The lawsuit alleges that crypto exchange Bitfinex and its sister company Tether manipulated the crypto market, harming traders and benefiting themselves.
The suit was filed in October in a federal court in New York on behalf of investors who lost money during last year’s precipitous crash in bitcoin’s value.
At the heart of the lawsuit is a connection found in the Paradise Papers: two leading executives of Bitfinex, Giancarlo Devasini and Philip Potter, were also beneficial owners of Tether, which provided a more secure type of cryptocurrency called stablecoins that were purportedly backed by U.S. dollars.
“Right in the height of the bitcoin bubble, the Paradise Papers comes out and shows that Tether and Bitfinex are controlled by the same people,” said Kyle Roche, the lead attorney filing the complaint. “The fact that this overlapping ownership structure was hidden until November 2017 is shocking.”
The suit charges that stablecoins from Tether were used to inflate the value of the cryptocurrency on the Bitfinex exchange, and that Tether misled investors by claiming that stablecoins were fully backed by U.S. dollars when it did not, in fact, hold equal amounts of dollars to stablecoins in its reserves.
It maintains that Bitfinex and Tether’s potential liability – if damages caused by bitcoin’s crash were tripled under antitrust laws and the Racketeer Influenced and Corrupt Organizations Act (RICO) – could surpass a trillion dollars.
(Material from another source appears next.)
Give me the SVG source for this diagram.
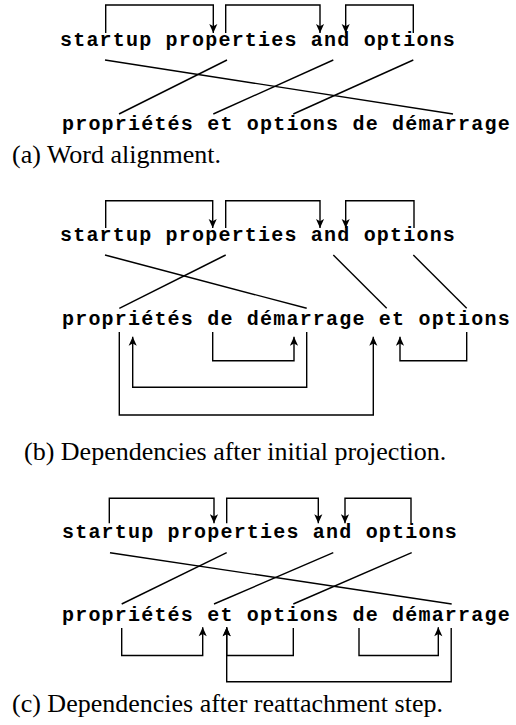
<svg xmlns="http://www.w3.org/2000/svg" width="516" height="725" viewBox="0 0 516 725">
  <style>
    .w { font-family: "Liberation Mono", "Courier New", monospace; font-weight: bold; font-size: 20px; letter-spacing: 1.2px; fill: #000; }
    .cap { font-family: "Liberation Serif", "Times New Roman", serif; font-size: 26px; fill: #000; }
    .ln { fill: none; stroke: #000; stroke-width: 1.4; }
    .dep { fill: none; stroke: #000; stroke-width: 1.4; marker-end: url(#ah); }
  </style>
  <defs>
    <marker id="ah" viewBox="0 0 10 10" refX="10" refY="5" markerWidth="10" markerHeight="9" orient="auto" markerUnits="userSpaceOnUse">
      <path d="M0,0.5 L10,5 L0,9.5 L2.5,5 Z" fill="#000"/>
    </marker>
  </defs>

  <!-- (a) word alignment -->
  <g id="a-source"><text class="w" x="60" y="46">startup properties and options</text></g>
  <g id="a-target"><text class="w" x="62" y="130">propriétés et options de démarrage</text></g>
  <g id="a-connectors">
    <path class="dep" d="M105.7,33 V5 H213.3 V33"/>
    <path class="dep" d="M225.7,33 V5 H320 V33"/>
    <path class="dep" d="M413.3,33 V5 H345.7 V33"/>
    <path class="ln" d="M105,60 L453,114"/>
    <path class="ln" d="M227,60 L119,114"/>
    <path class="ln" d="M333.3,60 L213.3,114"/>
    <path class="ln" d="M413.3,60 L293.3,114"/>
  </g>
  <g id="a-caption"><text class="cap" x="12" y="163">(a) Word alignment.</text></g>

  <!-- (b) dependencies after initial projection -->
  <g id="b-source"><text class="w" x="60" y="241">startup properties and options</text></g>
  <g id="b-target"><text class="w" x="62" y="325">propriétés de démarrage et options</text></g>
  <g id="b-connectors">
    <path class="dep" d="M105.7,228 V200.7 H212.7 V228"/>
    <path class="dep" d="M225.7,228 V200.7 H320 V228"/>
    <path class="dep" d="M414,228 V200.7 H345.7 V228"/>
    <path class="ln" d="M105,255 L306.7,308.3"/>
    <path class="ln" d="M225.7,255 L119.3,308.3"/>
    <path class="ln" d="M333.3,255 L386.7,308.3"/>
    <path class="ln" d="M413.3,255 L466.7,308.3"/>
    <path class="dep" d="M306.7,332 V387.3 H132.7 V336.7"/>
    <path class="dep" d="M212.7,332 V360.7 H294 V336.7"/>
    <path class="dep" d="M119.3,332 V415 H373.3 V336.7"/>
    <path class="dep" d="M466.7,332 V360.7 H400 V336.7"/>
  </g>
  <g id="b-caption"><text class="cap" x="24" y="460">(b) Dependencies after initial projection.</text></g>

  <!-- (c) dependencies after reattachment step -->
  <g id="c-source"><text class="w" x="62" y="538">startup properties and options</text></g>
  <g id="c-target"><text class="w" x="62" y="621">propriétés et options de démarrage</text></g>
  <g id="c-connectors">
    <path class="dep" d="M109.3,523.3 V498.3 H214 V523.3"/>
    <path class="dep" d="M226.7,523.3 V498.3 H318.3 V523.3"/>
    <path class="dep" d="M411,523.3 V498.3 H345 V523.3"/>
    <path class="ln" d="M110,552.7 L451.7,604"/>
    <path class="ln" d="M226.7,552.7 L121.7,604"/>
    <path class="ln" d="M333.3,552.7 L214,604"/>
    <path class="ln" d="M411.7,552.7 L293.3,604"/>
    <path class="dep" d="M121.7,628 V655.5 H202.7 V627.3"/>
    <path class="dep" d="M293.3,628 V655.5 H226.7 V627.3"/>
    <path class="dep" d="M451.2,628 V681.7 H226.7 V627.3"/>
    <path class="dep" d="M359,628 V655.5 H438.3 V627.3"/>
  </g>
  <g id="c-caption"><text class="cap" x="12" y="712">(c) Dependencies after reattachment step.</text></g>
</svg>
Bitfinex and Tether say they disclosed their shared ownership prior to the Paradise Papers and maintain that the lawsuit is meritless.
Joe Morgan, a spokesman for Bitfinex and Tether, provided a court filing that the companies submitted to a federal court in California in April 2017 in an unrelated case against Wells Fargo that disclosed that Devasini and Potter were among the owners of both companies. The companies also disputed that Tether’s activities were responsible for the 2017 spike in bitcoin prices.
“It is reckless – and utterly false – to assert that Tether tokens are issued in order to enable illicit activity,” Tether said in a previous statement on the issue that it shared with ICIJ.
Despite the April 2017 court filing, the shared ownership of Bitfinex and Tether came as a revelation to the wider public.
A November 2017 article in the New York Times noted that documents from the Paradise Papers detailing how Bitfinex executives were among the founders of Tether contradicted the companies’ long insistence that their operations were separate.
New York State Attorney General Letitia James obtained a court order against the companies in April 2019 in connection with her office’s investigation into whether Bitfinex had secretly covered losses using funds from Tether.
“Our investigation has determined that the operators of the ‘Bitfinex’ trading platform, who also control the ‘tether’ virtual currency, have engaged in a cover-up to hide the apparent loss of $850 million dollars of co-mingled client and corporate funds,” James said in a statement on April 29.